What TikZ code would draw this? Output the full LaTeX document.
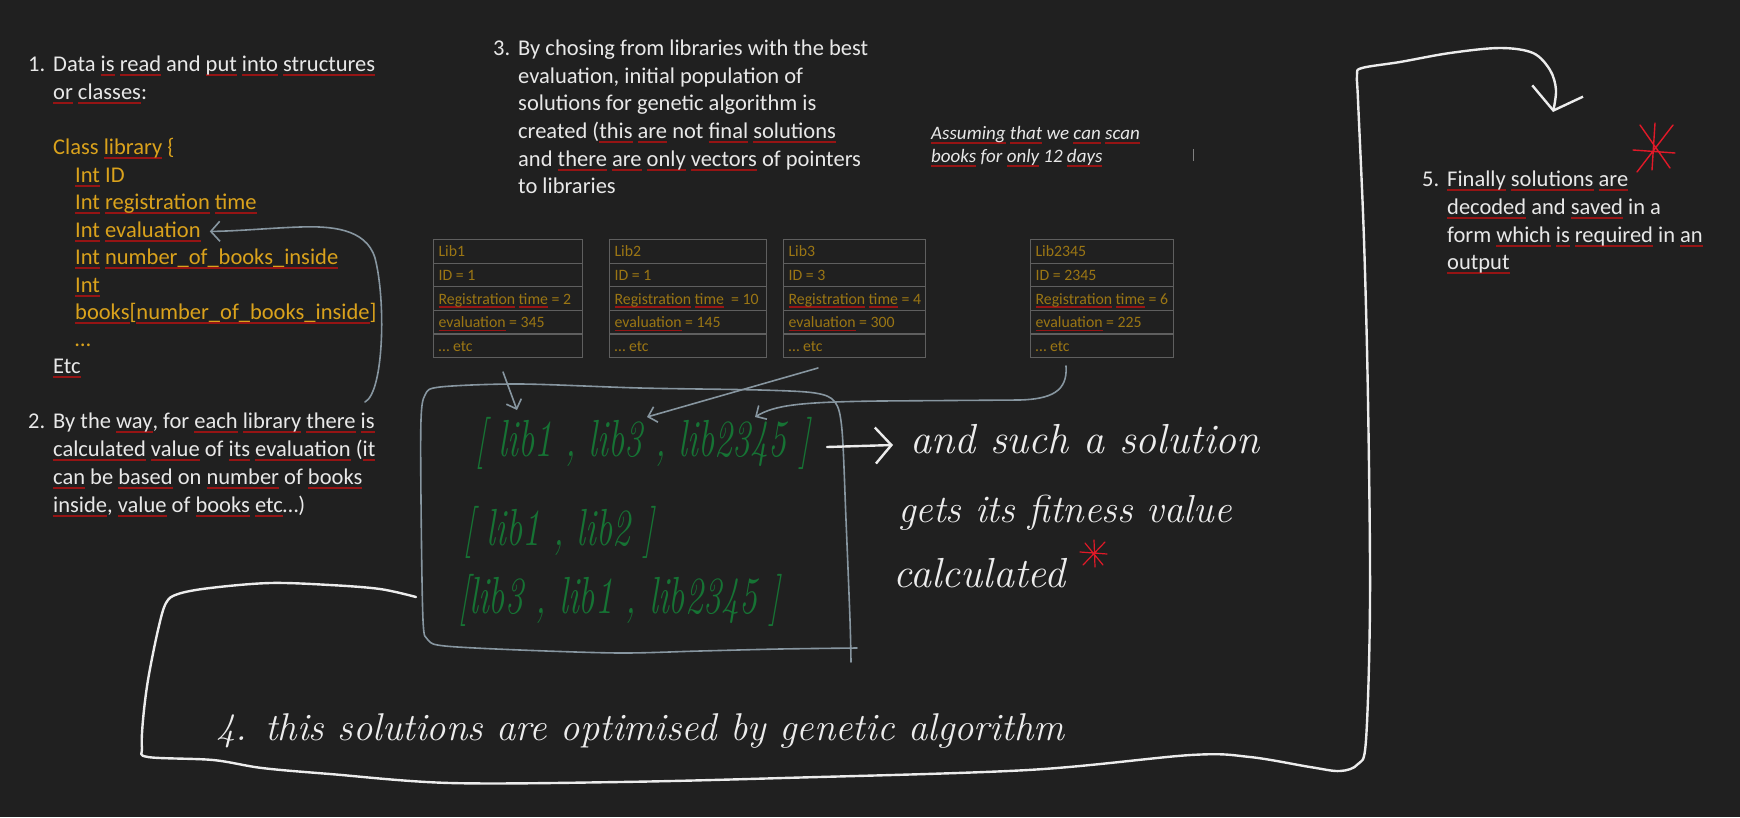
\documentclass[tikz,border=0pt]{standalone}
\usepackage{fontspec}
\setmainfont{Carlito}
\newfontfamily\handfont{Latin Modern Roman}
\usetikzlibrary{arrows.meta}
\definecolor{bgc}{RGB}{32,32,32}
\definecolor{wtext}{RGB}{232,232,232}
\definecolor{gold}{RGB}{218,162,28}
\definecolor{tgold}{RGB}{155,118,20}
\definecolor{tborder}{RGB}{95,95,95}
\definecolor{hgreen}{RGB}{22,115,52}
\definecolor{gline}{RGB}{135,150,160}
\definecolor{hwhite}{RGB}{236,236,236}
\definecolor{starred}{RGB}{225,25,40}
\definecolor{sqred}{RGB}{150,20,20}
\newsavebox\sqbox
\newcommand\sq[1]{\sbox\sqbox{#1}\rlap{\textcolor{sqred}{\rule[-4.5pt]{\wd\sqbox}{1.8pt}}}\usebox\sqbox}
\newcommand\tsq[1]{\sbox\sqbox{#1}\rlap{\textcolor{sqred}{\rule[-3.5pt]{\wd\sqbox}{1.6pt}}}\usebox\sqbox}
\newcommand\rowbox[2]{\makebox[#1pt][l]{#2}}
\begin{document}
\begin{tikzpicture}[x=1pt,y=-1pt,
  txt/.style={anchor=base west, inner sep=0pt, text=wtext, font=\fontsize{22.5}{27.6}\selectfont},
  code/.style={txt, text=gold},
  note/.style={anchor=base west, inner sep=0pt, text=wtext, font=\fontsize{19}{23}\selectfont\itshape},
  cell/.style={draw=tborder, line width=1.2pt, anchor=north west, minimum height=23.6pt,
     inner xsep=5pt, inner ysep=0pt, text height=13.5pt, text depth=2.5pt,
     text=tgold, font=\fontsize{15.8}{18}\selectfont},
  hand/.style={anchor=base west, inner sep=0pt, text=hwhite, font=\handfont\itshape\fontsize{42}{44}\selectfont},
  vec/.style={anchor=west, inner sep=0pt, text=hgreen, font=\handfont\itshape\fontsize{36}{38}\selectfont},
  gconn/.style={draw=gline, line width=1.6pt, line cap=round, line join=round},
  wconn/.style={draw=hwhite, line width=2.4pt, line cap=round, line join=round},
  star/.style={draw=starred, line width=1.4pt, line cap=round}]
\fill[bgc] (0,0) rectangle (1740,817);
\useasboundingbox (0,0) rectangle (1740,817);

% Block 1
\node[txt] (n1) at (28,71) {1.};
\node[txt] (b1a) at (53,71) {Data \sq{is} \sq{read} and \sq{put} \sq{into} \sq{structures}};
\node[txt] (b1b) at (53,99) {\sq{or} \sq{classes}:};
\node[code] (c0) at (53,154) {Class \sq{library} \{};
\node[code] (c1) at (75,182) {\sq{Int} ID};
\node[code] (c2) at (75,209) {\sq{Int} \sq{registration} \sq{time}};
\node[code] (c3) at (75,237) {\sq{Int} \sq{evaluation}};
\node[code] (c4) at (75,264) {\sq{Int} \sq{number\_of\_books\_inside}};
\node[code] (c5) at (75,292) {\sq{Int}};
\node[code] (c6) at (75,319) {\sq{books}[\sq{number\_of\_books\_inside}]};
\node[code] (c7) at (75,346) {…};
\node[txt] (c8) at (53,373) {\sq{Etc}};

% Block 2
\node[txt] (n2) at (28,428) {2.};
\node[txt] (b2a) at (53,428) {By the \sq{way}, for \sq{each} \sq{library} \sq{there} \sq{is}};
\node[txt] (b2b) at (53,456) {\sq{calculated} \sq{value} of \sq{its} \sq{evaluation} (\sq{it}};
\node[txt] (b2c) at (53,484) {\sq{can} be \sq{based} on \sq{number} of \sq{books}};
\node[txt] (b2d) at (53,512) {\sq{inside}, \sq{value} of \sq{books} \sq{etc}…)};

% Block 3
\node[txt] (n3) at (493,55) {3.};
\node[txt] (b3a) at (518,55) {By chosing from libraries with the best};
\node[txt] (b3b) at (518,83) {evaluation, initial population of};
\node[txt] (b3c) at (518,110) {solutions for genetic algorithm is};
\node[txt] (b3d) at (518,138) {created (\sq{this} \sq{are} not \sq{final} \sq{solutions}};
\node[txt] (b3e) at (518,166) {and \sq{there} \sq{are} \sq{only} \sq{vectors} of pointers};
\node[txt] (b3f) at (518,193) {to libraries};

% Note
\node[note] (na) at (931,139) {\sq{Assuming} \sq{that} we \sq{can} \sq{scan}};
\node[note] (nb) at (931,162) {\sq{books} for \sq{only} 12 \sq{days}};
\draw[draw=gray, line width=1pt] (1193,149) -- (1193,161);

% Block 5
\node[txt] (n5) at (1422,186) {5.};
\node[txt] (b5a) at (1447,186) {\sq{Finally} \sq{solutions} \sq{are}};
\node[txt] (b5b) at (1447,214) {\sq{decoded} and \sq{saved} in a};
\node[txt] (b5c) at (1447,242) {form \sq{which} \sq{is} \sq{required} in \sq{an}};
\node[txt] (b5d) at (1447,269) {\sq{output}};

% Table Lib1
\node[cell] (t1-1) at (433,239)   {\rowbox{139}{Lib1}};
\node[cell] (t1-2) at (433,262.6) {\rowbox{139}{ID = 1}};
\node[cell] (t1-3) at (433,286.2) {\rowbox{139}{\tsq{Registration} \tsq{time} = 2}};
\node[cell] (t1-4) at (433,309.8) {\rowbox{139}{\tsq{evaluation} = 345}};
\node[cell] (t1-5) at (433,333.4) {\rowbox{139}{… etc}};
% Table Lib2
\node[cell] (t2-1) at (609,239)   {\rowbox{147}{Lib2}};
\node[cell] (t2-2) at (609,262.6) {\rowbox{147}{ID = 1}};
\node[cell] (t2-3) at (609,286.2) {\rowbox{147}{\tsq{Registration} \tsq{time} \ = 10}};
\node[cell] (t2-4) at (609,309.8) {\rowbox{147}{\tsq{evaluation} = 145}};
\node[cell] (t2-5) at (609,333.4) {\rowbox{147}{… etc}};
% Table Lib3
\node[cell] (t3-1) at (783,239)   {\rowbox{132}{Lib3}};
\node[cell] (t3-2) at (783,262.6) {\rowbox{132}{ID = 3}};
\node[cell] (t3-3) at (783,286.2) {\rowbox{132}{\tsq{Registration} \tsq{time} = 4}};
\node[cell] (t3-4) at (783,309.8) {\rowbox{132}{\tsq{evaluation} = 300}};
\node[cell] (t3-5) at (783,333.4) {\rowbox{132}{… etc}};
% Table Lib2345
\node[cell] (t4-1) at (1030,239)   {\rowbox{133}{Lib2345}};
\node[cell] (t4-2) at (1030,262.6) {\rowbox{133}{ID = 2345}};
\node[cell] (t4-3) at (1030,286.2) {\rowbox{133}{\tsq{Registration} \tsq{time} = 6}};
\node[cell] (t4-4) at (1030,309.8) {\rowbox{133}{\tsq{evaluation} = 225}};
\node[cell] (t4-5) at (1030,333.4) {\rowbox{133}{… etc}};

% Vectors (handwritten, green)
\node[vec] (v1) at (475,443) {\scalebox{1}[1.45]{[ lib1 , lib3 , lib2345 ]}};
\node[vec] (v2) at (463,532) {\scalebox{1}[1.45]{[ lib1 , lib2 ]}};
\node[vec] (v3) at (458,600) {\scalebox{1}[1.45]{[lib3 , lib1 , lib2345 ]}};

% gray box around vectors
\draw[gconn] plot[smooth, tension=0.5] coordinates {(857,648) (780,649) (700,651) (620,653) (520,650) (445,646) (428,640) (423,620) (421,500) (421,420) (425,395) (440,387) (520,384) (640,388) (760,390) (815,393) (835,402) (842,430) (846,520) (850,620) (851,662)};

% Handwritten notes
\node[hand] (h1) at (910,453) {and such a solution};
\node[hand, font=\handfont\itshape\fontsize{39}{44}\selectfont] (h2) at (898,522) {gets its fitness value};
\node[hand] (h3) at (893,587) {calculated};
\node[hand, font=\handfont\itshape\fontsize{38.7}{42}\selectfont] (h4) at (216,740) {4. this solutions are optimised by genetic algorithm};

% red asterisks
\draw[star] (1633,150) -- (1675,153) (1637,172) -- (1673,125) (1655,123) -- (1652,170) (1640,125) -- (1670,168);
\draw[star, line width=1.2pt] (1080,552) -- (1107,554) (1083,565) -- (1105,542) (1094,540) -- (1095,567) (1085,543) -- (1103,565);

% connectors
\coordinate (ev0) at (365,402);
\draw[gconn, -{Straight Barb[length=9pt,width=20pt]}] (ev0) .. controls (384,392) and (386,300) .. (375,258) .. controls (366,228) and (330,226) .. (300,227) .. controls (270,228) and (240,231) .. ([xshift=9pt]c3.east);

\coordinate (l1s) at (503,372);
\coordinate (l1e) at (517,410);
\draw[gconn, -{Straight Barb[length=8pt,width=16pt]}] (l1s) -- (l1e);

\coordinate (l3s) at (818,368);
\coordinate (l3e) at (647,417);
\draw[gconn, -{Straight Barb[length=8pt,width=16pt]}] (l3s) -- (l3e);

\coordinate (l4s) at (1066,366);
\coordinate (l4e) at (755,417);
\draw[gconn, -{Straight Barb[length=8pt,width=16pt]}] (l4s) .. controls (1068,392) and (1050,399) .. (1020,400) -- (880,401) .. controls (800,402) and (775,405) .. (l4e);

\coordinate (ws) at (827,447);
\coordinate (we) at (893,445);
\draw[wconn, -{Straight Barb[length=16pt,width=36pt]}] (ws) -- (we);

% big loop
\draw[wconn, -{Straight Barb[length=20pt,width=52pt]}] plot[smooth, tension=0.55] coordinates {(416,597) (380,589) (330,585) (270,583) (210,588) (178,594) (166,603) (158,630) (148,680) (143,720) (142,748) (148,757) (213,760) (262,768) (330,774) (450,783) (620,782) (783,778) (1028,770) (1191,755) (1250,757) (1310,767) (1340,771) (1358,764) (1366,740) (1370,600) (1368,400) (1364,240) (1358,100) (1357,75) (1362,68) (1400,62) (1450,53) (1500,48) (1533,53) (1550,70) (1556,90) (1553,112)};
\end{tikzpicture}
\end{document}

· · · · · · ·

AIM: Find all lines with "this" in them and copy each one.

TASK RESPONSE:
What TikZ code would draw this? Output the full LaTeX document.
\node[txt] (b3d) at (518,138) {created (\sq{this} \sq{are} not \sq{final} \sq{solutions}};
\node[hand, font=\handfont\itshape\fontsize{38.7}{42}\selectfont] (h4) at (216,740) {4. this solutions are optimised by genetic algorithm};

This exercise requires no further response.